Kemi Seba, l’influenceur anti-occidental, est au Tchad depuis plus d’une semaine, où sa présence suscite de vives réactions. Il a notamment donné une conférence de presse le 3 mai dernier, où il a critiqué vigoureusement le franc CFA et la politique française en Afrique. Cette intervention, loin de passer inaperçue, a déclenché une polémique. Ses détracteurs estiment que le pouvoir tchadien, bien que l’ayant accueilli, ne veut pas assumer publiquement son soutien à cet activiste controversé.
La conférence de presse de Kemi Seba a été organisée dans des conditions privilégiées, avec l’appui apparent des autorités tchadiennes. L’influenceur a bénéficié d’une sécurité renforcée, d’un transport de luxe en 4×4 et d’un hébergement au Radisson Blu, un hôtel où les personnalités officielles séjournent généralement. De plus, la grande salle de conférence du ministère des Affaires étrangères a été mise à sa disposition. Pour ses détracteurs, cela confirme que Seba est en visite officielle, soutenue par le gouvernement tchadien. Cependant, des responsables proches de la présidence ont réfuté cette version, expliquant que la salle avait été louée par l’ONG locale Urgence panafricaine, dont Seba est le président.
Certains analystes estiment que la popularité croissante de Kemi Seba au Tchad n’est pas surprenante. Le discours souverainiste et panafricaniste qu’il véhicule trouve un écho favorable auprès de certains secteurs de la jeunesse tchadienne. Le chercheur Hoinathy Remadji explique que les positions du pays semblent de plus en plus converger vers celles des pays de l’Afrique de l’Est et du Sahel (AES), qui promeuvent des valeurs de souveraineté nationale et de panafricanisme. Cela s’ajoute à la résonance croissante de son message parmi les jeunes, en quête de modèles alternatifs face aux défis de leur époque.
Toutefois, l’adhésion au discours de Kemi Seba soulève des interrogations. L’influenceur, figure de proue de la lutte contre le néocolonialisme, suscite des soutiens, mais également des critiques, notamment sur son approche simpliste. Le président du Rassemblement de la jeunesse africaine, Bechir Hassan Oumar, reconnaît la pertinence des combats menés par Seba, tels que la lutte contre le franc CFA et l’ingérence économique et militaire de la France, mais s’oppose à son radicalisme. Selon lui, la rupture prônée par Seba est contre-productive et ne correspond pas à une vision pragmatique des relations entre les pays africains.

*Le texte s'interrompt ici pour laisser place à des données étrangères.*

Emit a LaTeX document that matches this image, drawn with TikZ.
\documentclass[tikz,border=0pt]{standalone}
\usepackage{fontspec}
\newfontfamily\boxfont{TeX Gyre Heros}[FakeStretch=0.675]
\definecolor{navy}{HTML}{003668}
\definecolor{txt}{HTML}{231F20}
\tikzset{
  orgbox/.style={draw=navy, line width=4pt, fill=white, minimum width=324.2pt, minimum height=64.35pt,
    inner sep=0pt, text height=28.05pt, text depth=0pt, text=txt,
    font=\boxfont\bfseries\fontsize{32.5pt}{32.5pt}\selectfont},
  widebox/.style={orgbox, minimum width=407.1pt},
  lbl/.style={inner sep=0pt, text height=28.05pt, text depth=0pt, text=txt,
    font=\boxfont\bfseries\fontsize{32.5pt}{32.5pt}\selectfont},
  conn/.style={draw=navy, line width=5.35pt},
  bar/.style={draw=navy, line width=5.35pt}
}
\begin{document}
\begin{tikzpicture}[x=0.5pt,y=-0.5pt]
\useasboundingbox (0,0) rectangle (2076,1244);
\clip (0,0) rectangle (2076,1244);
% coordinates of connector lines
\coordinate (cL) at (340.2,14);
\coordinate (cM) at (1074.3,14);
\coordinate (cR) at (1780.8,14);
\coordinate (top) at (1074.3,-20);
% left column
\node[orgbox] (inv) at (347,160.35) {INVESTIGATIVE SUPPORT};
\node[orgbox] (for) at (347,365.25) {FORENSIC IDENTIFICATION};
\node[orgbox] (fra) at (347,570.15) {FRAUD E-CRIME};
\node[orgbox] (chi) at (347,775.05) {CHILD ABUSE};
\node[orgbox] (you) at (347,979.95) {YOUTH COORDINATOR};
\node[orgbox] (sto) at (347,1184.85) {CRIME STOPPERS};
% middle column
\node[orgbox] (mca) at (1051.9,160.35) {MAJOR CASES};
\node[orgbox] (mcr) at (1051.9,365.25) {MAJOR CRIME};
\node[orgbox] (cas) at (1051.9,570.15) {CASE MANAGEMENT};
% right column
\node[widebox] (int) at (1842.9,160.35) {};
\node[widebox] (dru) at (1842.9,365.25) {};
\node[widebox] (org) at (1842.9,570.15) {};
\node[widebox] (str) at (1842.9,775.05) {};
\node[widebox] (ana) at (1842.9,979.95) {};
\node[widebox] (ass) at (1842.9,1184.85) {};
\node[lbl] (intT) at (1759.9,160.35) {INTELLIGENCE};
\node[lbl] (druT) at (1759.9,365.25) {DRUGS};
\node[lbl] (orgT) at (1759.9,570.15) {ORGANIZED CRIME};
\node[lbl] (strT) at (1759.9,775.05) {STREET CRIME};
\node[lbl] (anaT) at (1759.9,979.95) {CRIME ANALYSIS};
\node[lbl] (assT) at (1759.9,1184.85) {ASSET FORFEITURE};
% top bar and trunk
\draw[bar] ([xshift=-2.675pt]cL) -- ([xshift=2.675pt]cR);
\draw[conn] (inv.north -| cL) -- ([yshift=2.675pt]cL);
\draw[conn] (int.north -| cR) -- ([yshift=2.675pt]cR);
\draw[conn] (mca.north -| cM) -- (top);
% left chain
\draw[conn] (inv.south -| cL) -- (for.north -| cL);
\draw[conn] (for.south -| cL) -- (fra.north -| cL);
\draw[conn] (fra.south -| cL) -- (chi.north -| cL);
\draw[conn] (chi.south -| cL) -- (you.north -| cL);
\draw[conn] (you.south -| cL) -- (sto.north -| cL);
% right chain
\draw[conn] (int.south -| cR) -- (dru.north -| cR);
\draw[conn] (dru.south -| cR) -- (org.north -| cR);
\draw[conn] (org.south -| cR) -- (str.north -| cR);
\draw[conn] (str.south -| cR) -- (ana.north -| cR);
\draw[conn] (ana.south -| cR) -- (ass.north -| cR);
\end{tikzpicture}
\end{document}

L’ancienne figure de proue de la diplomatie tchadienne, Abderamane Koulamallah, va plus loin en dénonçant l’instrumentalisation de ce discours par des acteurs politiques aux intérêts personnels. Selon lui, la souveraineté des États africains ne doit pas être un terrain d’opportunisme, ni une simple vitrine pour ceux qui cherchent à se faire un nom sur des questions complexes. Pour Koulamallah, l’usage théâtral de sujets aussi cruciaux par des personnages comme Kemi Seba nuit à la compréhension profonde des enjeux.

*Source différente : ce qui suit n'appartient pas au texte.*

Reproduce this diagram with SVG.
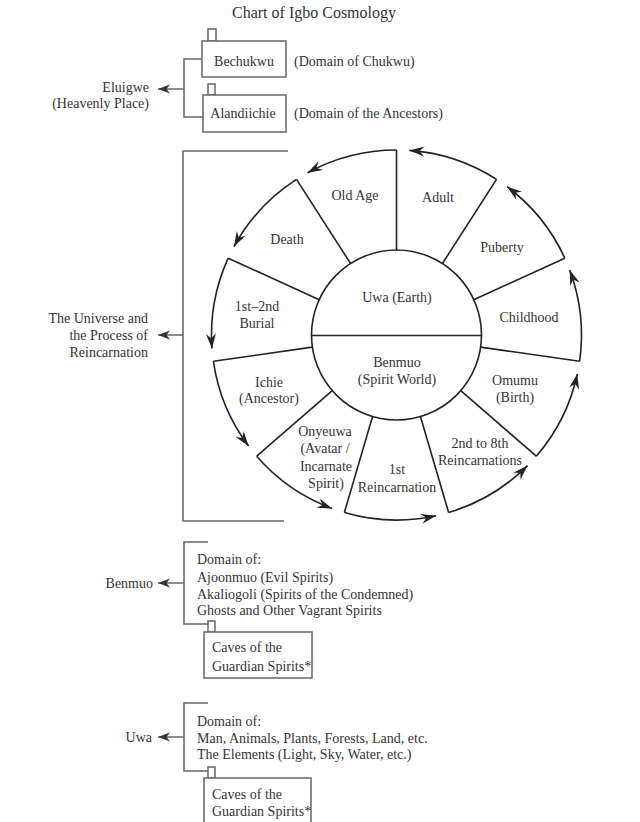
<svg xmlns="http://www.w3.org/2000/svg" width="640" height="822" viewBox="0 0 640 822">
<defs>
<style>
text{font-family:"Liberation Serif","DejaVu Serif",serif;font-size:14px;fill:#333}
.t{font-size:16px}
.m{text-anchor:middle}
.e{text-anchor:end}
.w{fill:none;stroke:#222;stroke-width:1.6}
.b{fill:none;stroke:#666;stroke-width:1.5}
.bx{fill:#fff;stroke:#666;stroke-width:1.5}
</style>
<marker id="ah" viewBox="0 0 15 10" refX="15" refY="5" markerWidth="15" markerHeight="10" markerUnits="userSpaceOnUse" orient="auto" overflow="visible">
<path d="M0,0 L15,5 L0,10 L5,5 Z" fill="#222"/>
</marker>
<marker id="as" viewBox="0 0 12 9" refX="12" refY="4.5" markerWidth="12" markerHeight="9" markerUnits="userSpaceOnUse" orient="auto" overflow="visible">
<path d="M0,0 L12,4.5 L0,9 L3.5,4.5 Z" fill="#333"/>
</marker>
</defs>
<rect width="640" height="822" fill="#fff"/>
<text class="t m" x="314" y="17.5">Chart of Igbo Cosmology</text>

<g id="eluigwe">
<text class="e" x="149" y="92">Eluigwe</text>
<text class="e" x="149" y="108">(Heavenly Place)</text>
</g>
<g id="bechukwu">
<rect class="bx" x="208" y="29" width="8" height="12"/>
<rect class="bx" x="202" y="41" width="84" height="36"/>
<text class="m" x="244" y="66">Bechukwu</text>
<text x="294" y="66">(Domain of Chukwu)</text>
</g>
<g id="alandiichie">
<rect class="bx" x="208" y="84" width="7" height="11"/>
<rect class="bx" x="203" y="95" width="83" height="37"/>
<text class="m" x="243" y="118">Alandiichie</text>
<text x="294" y="118">(Domain of the Ancestors)</text>
</g>

<g id="universe">
<text class="e" x="148" y="323">The Universe and</text>
<text class="e" x="148" y="340">the Process of</text>
<text class="e" x="148" y="357">Reincarnation</text>
</g>

<g id="core">
<circle class="w" cx="396.5" cy="335" r="85"/>
<line class="w" x1="311.5" y1="335.5" x2="481.5" y2="335.5"/>
<text class="m" x="397" y="302">Uwa (Earth)</text>
<text class="m" x="397" y="367">Benmuo</text>
<text class="m" x="397" y="384">(Spirit World)</text>
</g>

<g id="seg-oldage"><line class="w" x1="396.5" y1="150" x2="396.5" y2="250"/><text class="m" x="355" y="200">Old Age</text></g>
<g id="seg-death"><line class="w" x1="296.5" y1="179.4" x2="350.55" y2="263.49"/><text class="m" x="287" y="244">Death</text></g>
<g id="seg-burial"><line class="w" x1="228.2" y1="258.15" x2="319.18" y2="299.69"/><text class="m" x="257" y="311">1st–2nd</text><text class="m" x="257" y="328">Burial</text></g>
<g id="seg-ichie"><line class="w" x1="213.4" y1="361.33" x2="312.37" y2="347.1"/><text class="m" x="269" y="387">Ichie</text><text class="m" x="269" y="403">(Ancestor)</text></g>
<g id="seg-onyeuwa"><line class="w" x1="256.7" y1="456.2" x2="332.27" y2="390.67"/><text class="m" x="325" y="436">Onyeuwa</text><text class="m" x="325" y="453">(Avatar /</text><text class="m" x="326" y="471">Incarnate</text><text class="m" x="326" y="488">Spirit)</text></g>
<g id="seg-1st"><line class="w" x1="344.39" y1="512.5" x2="372.56" y2="416.56"/><text class="m" x="397" y="474">1st</text><text class="m" x="397" y="492">Reincarnation</text></g>
<g id="seg-2nd8th"><line class="w" x1="448.61" y1="512.5" x2="420.44" y2="416.56"/><text class="m" x="480" y="448">2nd to 8th</text><text class="m" x="480" y="465">Reincarnations</text></g>
<g id="seg-omumu"><line class="w" x1="536.3" y1="456.2" x2="460.73" y2="390.67"/><text class="m" x="515" y="385">Omumu</text><text class="m" x="515" y="402">(Birth)</text></g>
<g id="seg-childhood"><line class="w" x1="579.6" y1="361.33" x2="480.63" y2="347.1"/><text class="m" x="529" y="322">Childhood</text></g>
<g id="seg-puberty"><line class="w" x1="564.8" y1="258.15" x2="473.82" y2="299.69"/><text class="m" x="502" y="252">Puberty</text></g>
<g id="seg-adult"><line class="w" x1="496.5" y1="179.4" x2="442.45" y2="263.49"/><text class="m" x="438" y="202">Adult</text></g>

<g id="benmuo">
<text class="e" x="153" y="588">Benmuo</text>
<text x="197" y="564">Domain of:</text>
<text x="197" y="582">Ajoonmuo (Evil Spirits)</text>
<text x="197" y="599">Akaliogoli (Spirits of the Condemned)</text>
<text x="197" y="615">Ghosts and Other Vagrant Spirits</text>
</g>
<g id="caves1">
<rect class="bx" x="208" y="621" width="7" height="11"/>
<rect class="bx" x="204" y="632" width="108" height="46"/>
<text x="212" y="652">Caves of the</text>
<text x="212" y="671">Guardian Spirits*</text>
</g>

<g id="uwa">
<text class="e" x="152" y="742">Uwa</text>
<text x="197" y="726">Domain of:</text>
<text x="197" y="743">Man, Animals, Plants, Forests, Land, etc.</text>
<text x="197" y="759">The Elements (Light, Sky, Water, etc.)</text>
</g>
<g id="caves2">
<rect class="bx" x="208" y="767" width="7" height="11"/>
<rect class="bx" x="204" y="778" width="107" height="60"/>
<text x="212" y="799">Caves of the</text>
<text x="212" y="816">Guardian Spirits*</text>
</g>

<g id="connectors">
<path class="b" d="M202,59 H184 V117 H203"/>
<line class="b" x1="184" y1="89" x2="158" y2="89" marker-end="url(#as)"/>
<path class="b" d="M288,151 H183 V521 H284"/>
<line class="b" x1="183" y1="335" x2="158" y2="335" marker-end="url(#as)"/>
<path class="b" d="M208,542 H184 V624 H208"/>
<line class="b" x1="184" y1="583" x2="158" y2="583" marker-end="url(#as)"/>
<path class="b" d="M208,703 H184 V771 H208"/>
<line class="b" x1="184" y1="737" x2="158" y2="737" marker-end="url(#as)"/>

<path class="w" d="M396.5,150 A185,185 0 0 0 307.6,172.8" marker-end="url(#ah)"/>
<path class="w" d="M296.5,179.4 A185,185 0 0 0 234.0,246.6" marker-end="url(#ah)"/>
<path class="w" d="M228.2,258.15 A185,185 0 0 0 212.0,348.5" marker-end="url(#ah)"/>
<path class="w" d="M213.4,361.33 A185,185 0 0 0 248.6,446.1" marker-end="url(#ah)"/>
<path class="w" d="M256.7,456.2 A185,185 0 0 0 332.1,508.4" marker-end="url(#ah)"/>
<path class="w" d="M344.39,512.5 A185,185 0 0 0 436.1,515.7" marker-end="url(#ah)"/>
<path class="w" d="M448.61,512.5 A185,185 0 0 0 527.5,465.6" marker-end="url(#ah)"/>
<path class="w" d="M536.3,456.2 A185,185 0 0 0 577.3,374.0" marker-end="url(#ah)"/>
<path class="w" d="M579.6,361.33 A185,185 0 0 0 569.7,270.1" marker-end="url(#ah)"/>
<path class="w" d="M564.8,258.15 A185,185 0 0 0 507.1,186.7" marker-end="url(#ah)"/>
<path class="w" d="M496.5,179.4 A185,185 0 0 0 409.4,150.4" marker-end="url(#ah)"/>
</g>
</svg>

Les perspectives liées à la présence de Kemi Seba au Tchad restent floues. Si son message a trouvé une audience, notamment parmi les jeunes, son influence pourrait-elle durer ou se limiter à une mode passagère ? La politique tchadienne, sous la présidence de Mahamat Idriss Déby, semble être à un carrefour entre la défense de la souveraineté nationale et l’ouverture à des influences externes. Le rôle de l’influenceur dans cette dynamique pourrait être déterminant, mais il dépendra de la capacité des autorités à naviguer entre soutien populaire et diplomatie pragmatique.